- RAW RECORDS:
----

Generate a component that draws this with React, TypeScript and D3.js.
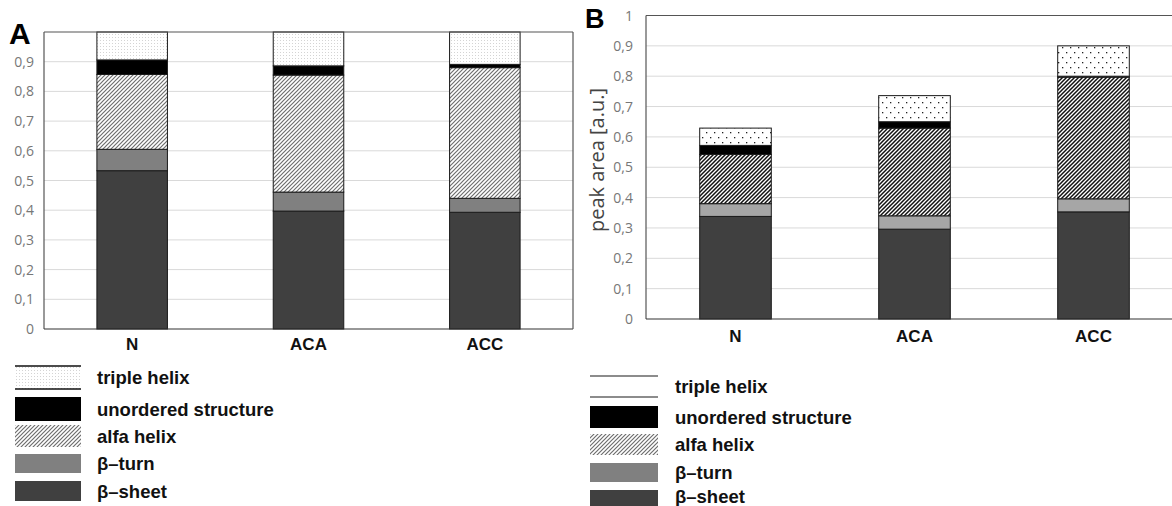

----

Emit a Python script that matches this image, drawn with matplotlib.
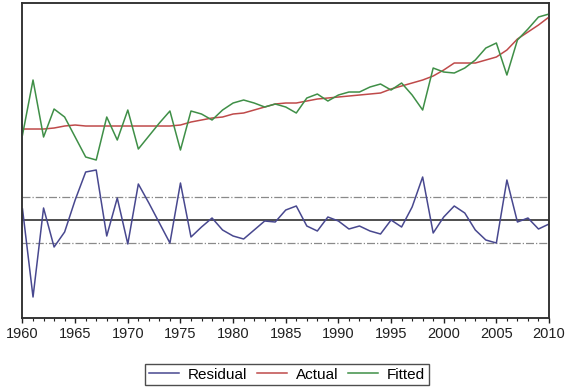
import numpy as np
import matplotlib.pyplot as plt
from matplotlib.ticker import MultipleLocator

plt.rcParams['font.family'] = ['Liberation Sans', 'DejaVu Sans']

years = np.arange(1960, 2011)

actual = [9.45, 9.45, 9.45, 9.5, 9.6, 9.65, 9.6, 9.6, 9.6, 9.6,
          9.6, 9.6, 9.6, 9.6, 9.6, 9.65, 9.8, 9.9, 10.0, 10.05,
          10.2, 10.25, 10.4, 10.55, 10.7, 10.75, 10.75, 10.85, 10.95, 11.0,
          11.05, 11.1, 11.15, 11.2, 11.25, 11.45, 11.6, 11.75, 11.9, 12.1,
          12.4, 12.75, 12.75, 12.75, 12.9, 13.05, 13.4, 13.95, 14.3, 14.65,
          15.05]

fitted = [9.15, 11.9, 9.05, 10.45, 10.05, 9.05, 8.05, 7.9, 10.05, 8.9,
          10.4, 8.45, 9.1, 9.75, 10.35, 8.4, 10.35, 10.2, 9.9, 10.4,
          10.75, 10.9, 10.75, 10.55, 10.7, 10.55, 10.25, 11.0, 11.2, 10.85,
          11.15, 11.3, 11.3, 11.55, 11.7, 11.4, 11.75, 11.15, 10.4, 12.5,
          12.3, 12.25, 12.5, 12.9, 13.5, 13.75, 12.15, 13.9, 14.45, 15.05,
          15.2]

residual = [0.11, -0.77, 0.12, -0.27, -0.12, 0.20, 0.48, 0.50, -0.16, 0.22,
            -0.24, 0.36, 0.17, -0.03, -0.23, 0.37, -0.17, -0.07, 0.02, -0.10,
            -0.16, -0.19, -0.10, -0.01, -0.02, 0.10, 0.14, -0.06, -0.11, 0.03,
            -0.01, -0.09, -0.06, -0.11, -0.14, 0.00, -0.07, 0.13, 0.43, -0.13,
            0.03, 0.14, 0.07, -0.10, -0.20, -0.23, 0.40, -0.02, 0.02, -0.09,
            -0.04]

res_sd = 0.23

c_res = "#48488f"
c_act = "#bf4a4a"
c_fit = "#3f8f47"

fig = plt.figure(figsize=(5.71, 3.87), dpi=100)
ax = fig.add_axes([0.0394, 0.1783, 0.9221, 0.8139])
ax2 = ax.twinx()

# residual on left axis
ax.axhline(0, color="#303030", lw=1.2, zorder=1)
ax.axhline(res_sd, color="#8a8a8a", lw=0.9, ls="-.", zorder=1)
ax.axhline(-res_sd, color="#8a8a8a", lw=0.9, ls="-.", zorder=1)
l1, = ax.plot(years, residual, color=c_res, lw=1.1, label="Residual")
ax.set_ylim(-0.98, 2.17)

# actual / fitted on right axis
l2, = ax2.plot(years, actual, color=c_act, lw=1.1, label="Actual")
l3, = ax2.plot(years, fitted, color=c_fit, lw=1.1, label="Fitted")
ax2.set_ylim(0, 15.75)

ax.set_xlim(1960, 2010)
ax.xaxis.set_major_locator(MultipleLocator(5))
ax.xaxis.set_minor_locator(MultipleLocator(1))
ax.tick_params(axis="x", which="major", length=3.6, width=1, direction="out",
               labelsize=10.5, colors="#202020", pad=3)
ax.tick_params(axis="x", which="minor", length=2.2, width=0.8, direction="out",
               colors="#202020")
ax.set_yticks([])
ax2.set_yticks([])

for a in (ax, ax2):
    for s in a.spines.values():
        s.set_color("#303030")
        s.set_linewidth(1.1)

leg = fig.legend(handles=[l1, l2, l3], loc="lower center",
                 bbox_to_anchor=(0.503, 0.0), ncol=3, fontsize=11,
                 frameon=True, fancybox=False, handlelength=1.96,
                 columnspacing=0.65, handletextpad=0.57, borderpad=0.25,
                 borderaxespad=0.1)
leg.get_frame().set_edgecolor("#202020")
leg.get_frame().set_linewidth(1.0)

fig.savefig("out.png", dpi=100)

----

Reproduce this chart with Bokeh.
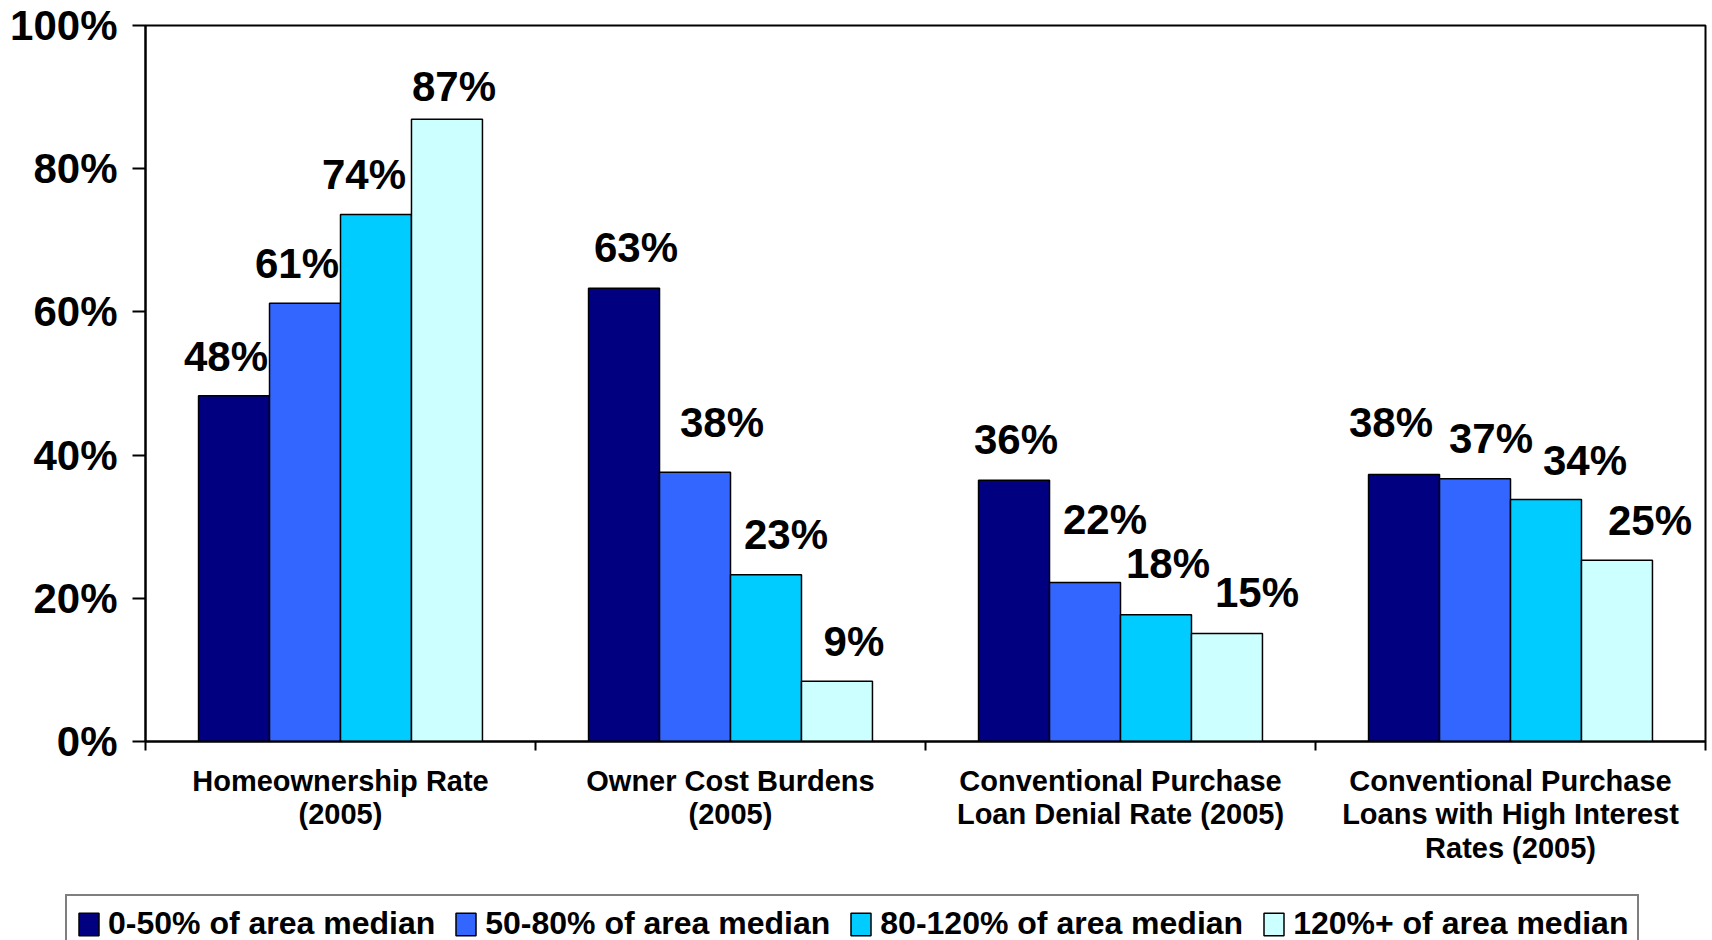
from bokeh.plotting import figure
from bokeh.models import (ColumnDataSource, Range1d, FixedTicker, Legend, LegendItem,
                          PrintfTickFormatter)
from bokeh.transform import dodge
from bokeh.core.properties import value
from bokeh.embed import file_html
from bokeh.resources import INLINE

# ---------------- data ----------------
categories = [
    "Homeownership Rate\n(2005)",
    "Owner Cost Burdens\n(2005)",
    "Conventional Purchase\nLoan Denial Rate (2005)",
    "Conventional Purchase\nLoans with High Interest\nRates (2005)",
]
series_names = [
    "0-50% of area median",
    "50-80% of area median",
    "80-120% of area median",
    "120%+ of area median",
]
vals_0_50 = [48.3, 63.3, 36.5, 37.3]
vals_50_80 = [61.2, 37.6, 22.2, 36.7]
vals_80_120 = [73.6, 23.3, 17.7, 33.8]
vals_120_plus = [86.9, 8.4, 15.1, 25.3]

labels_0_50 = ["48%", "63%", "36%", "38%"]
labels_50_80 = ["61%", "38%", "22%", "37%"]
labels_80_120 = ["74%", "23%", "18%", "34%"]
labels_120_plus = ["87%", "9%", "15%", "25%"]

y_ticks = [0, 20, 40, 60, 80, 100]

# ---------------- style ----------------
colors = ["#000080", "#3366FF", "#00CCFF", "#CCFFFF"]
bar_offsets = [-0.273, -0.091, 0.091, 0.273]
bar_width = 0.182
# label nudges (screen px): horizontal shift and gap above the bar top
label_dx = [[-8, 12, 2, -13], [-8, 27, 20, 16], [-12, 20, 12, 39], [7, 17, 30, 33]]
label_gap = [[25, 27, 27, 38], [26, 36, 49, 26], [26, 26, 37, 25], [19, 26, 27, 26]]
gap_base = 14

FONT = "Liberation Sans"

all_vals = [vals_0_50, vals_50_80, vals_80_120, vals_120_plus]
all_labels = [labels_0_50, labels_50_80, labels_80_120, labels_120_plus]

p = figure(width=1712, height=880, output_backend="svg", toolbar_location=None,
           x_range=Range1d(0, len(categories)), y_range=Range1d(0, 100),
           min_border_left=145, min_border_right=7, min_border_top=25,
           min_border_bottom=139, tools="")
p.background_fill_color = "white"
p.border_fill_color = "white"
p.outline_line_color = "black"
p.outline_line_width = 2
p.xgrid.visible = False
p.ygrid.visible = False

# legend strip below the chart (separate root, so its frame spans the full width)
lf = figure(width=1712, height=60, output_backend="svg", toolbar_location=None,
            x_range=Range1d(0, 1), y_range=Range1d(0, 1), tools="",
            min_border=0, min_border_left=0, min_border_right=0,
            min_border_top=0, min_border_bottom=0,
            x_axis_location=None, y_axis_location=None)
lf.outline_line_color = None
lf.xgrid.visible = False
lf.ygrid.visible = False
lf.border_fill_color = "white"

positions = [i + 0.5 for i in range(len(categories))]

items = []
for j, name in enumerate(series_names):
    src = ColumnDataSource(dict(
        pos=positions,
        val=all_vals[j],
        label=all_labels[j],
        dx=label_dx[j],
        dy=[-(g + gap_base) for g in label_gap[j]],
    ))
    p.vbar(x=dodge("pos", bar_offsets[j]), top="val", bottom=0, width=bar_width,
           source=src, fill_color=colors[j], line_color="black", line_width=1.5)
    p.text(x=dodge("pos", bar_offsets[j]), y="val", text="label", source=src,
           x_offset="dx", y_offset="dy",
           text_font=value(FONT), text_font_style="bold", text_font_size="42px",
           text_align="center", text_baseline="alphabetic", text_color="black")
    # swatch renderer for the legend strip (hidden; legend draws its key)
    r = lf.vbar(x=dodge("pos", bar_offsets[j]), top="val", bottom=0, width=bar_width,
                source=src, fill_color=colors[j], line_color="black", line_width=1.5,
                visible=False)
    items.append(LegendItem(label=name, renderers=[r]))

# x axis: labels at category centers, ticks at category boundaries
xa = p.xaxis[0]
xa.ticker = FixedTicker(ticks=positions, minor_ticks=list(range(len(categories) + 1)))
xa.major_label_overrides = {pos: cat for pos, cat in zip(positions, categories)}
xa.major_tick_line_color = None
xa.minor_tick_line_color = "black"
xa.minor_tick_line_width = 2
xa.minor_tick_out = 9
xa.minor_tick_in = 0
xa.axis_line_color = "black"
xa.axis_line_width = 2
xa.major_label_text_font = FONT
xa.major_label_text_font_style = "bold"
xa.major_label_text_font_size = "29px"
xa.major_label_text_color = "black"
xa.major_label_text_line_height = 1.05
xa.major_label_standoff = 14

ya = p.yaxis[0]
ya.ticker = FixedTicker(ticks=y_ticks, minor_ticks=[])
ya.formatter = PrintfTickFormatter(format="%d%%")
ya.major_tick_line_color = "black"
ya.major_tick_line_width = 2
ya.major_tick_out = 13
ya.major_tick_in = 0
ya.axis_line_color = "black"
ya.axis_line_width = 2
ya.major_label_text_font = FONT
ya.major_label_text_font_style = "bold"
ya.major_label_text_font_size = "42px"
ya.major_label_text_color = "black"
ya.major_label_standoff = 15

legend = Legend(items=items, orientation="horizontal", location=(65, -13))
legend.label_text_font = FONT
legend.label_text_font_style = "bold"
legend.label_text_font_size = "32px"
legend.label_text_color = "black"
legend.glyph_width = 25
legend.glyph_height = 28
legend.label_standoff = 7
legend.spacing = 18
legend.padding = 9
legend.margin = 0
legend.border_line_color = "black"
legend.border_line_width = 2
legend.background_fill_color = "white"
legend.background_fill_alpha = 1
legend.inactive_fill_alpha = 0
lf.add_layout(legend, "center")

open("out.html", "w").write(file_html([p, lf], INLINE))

----

- WHAT IS ASKED:
Exactly the lines from the one with "Emit a Python" through the one with "years = np.arange(1960, 2011)" are to be reproduced, and no pictures with them.

- PROBLEM SOLUTION:
Emit a Python script that matches this image, drawn with matplotlib.
import numpy as np
import matplotlib.pyplot as plt
from matplotlib.ticker import MultipleLocator

plt.rcParams['font.family'] = ['Liberation Sans', 'DejaVu Sans']

years = np.arange(1960, 2011)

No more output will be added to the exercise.